La suerte, sin embargo, dista mucho de estar echada. La población, exasperada, mantiene la conciencia de su victoria electoral. No va a ser un mero espectador pasivo o una masa desor- ganizada presa del sensacionalismo morboso de la televisión. Aunque nadie lo diga, se va a mover en su debido y necesario momento, como ha sucedido siempre que ha podido entrever la materialidad de un posible cambio. Si entiendo bien lo que está pasando, nadie previó una huelga tan temprana en la Secretaría de Finanzas, tan ocupados como andaban a ver cómo desordenaban la ciudad con los ambulantes.
Esa población ha sabido ser paciente. Esperará del gobierno que eligió por abrumadora mayoría. No malbaratará en las primeras de cambio la esperanza. Buscará y encontrará las formas de organizarse y participar. No aceptará las insinuaciones de que ahora deje a sus elegidos administrar en paz y no se meta.

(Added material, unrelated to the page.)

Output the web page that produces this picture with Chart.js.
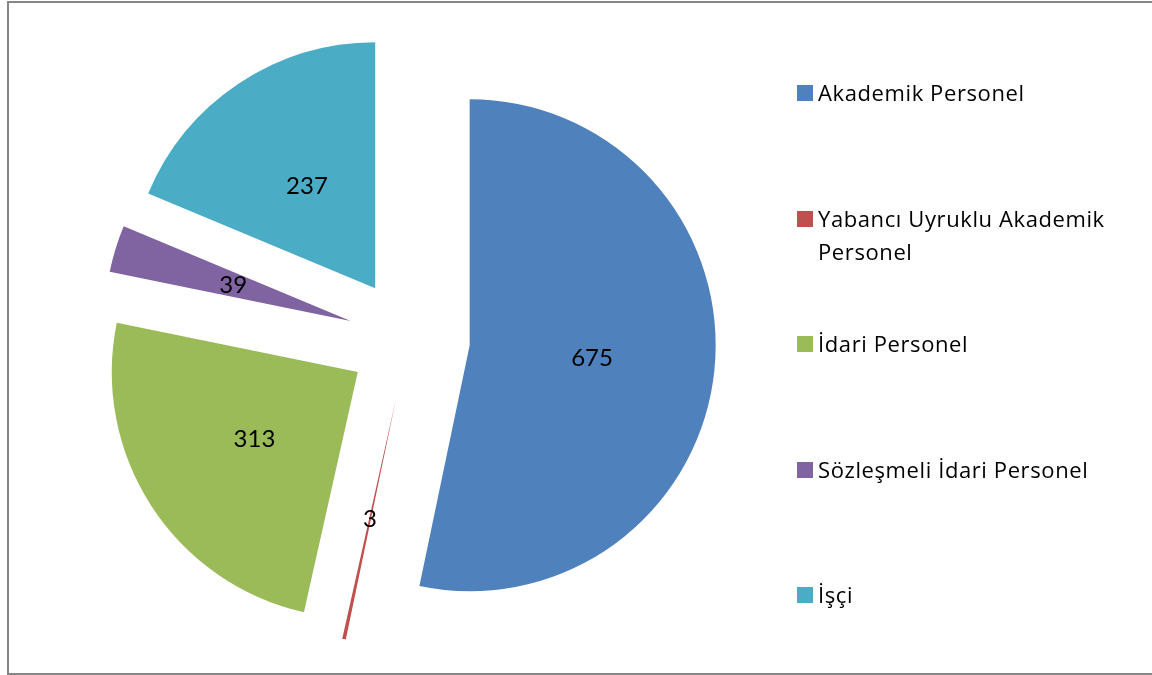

Si una transición finalmente puede abrirse, será porque en el excepcional banco de prueba en que se ha convertido el nuevo gobierno del Distrito Federal, se pruebe que es posible crear en los hechos una nueva relación entre gobernantes y gobernados, donde éstos tengan información, voz y formas de decidir, una expectativa viable de gobierno diferente que no sea el desmantelado poder del PRI ni el ilegítimo poder de las finanzas.
Esto es lo más urgente, lo que la ciudad y el país estarán mirando no como una promesa electoral sino como un hecho de la vida. El 2000 viene mucho después. Que el aventurero y sus promotores no coman ansias, porque lo primero es lo primero.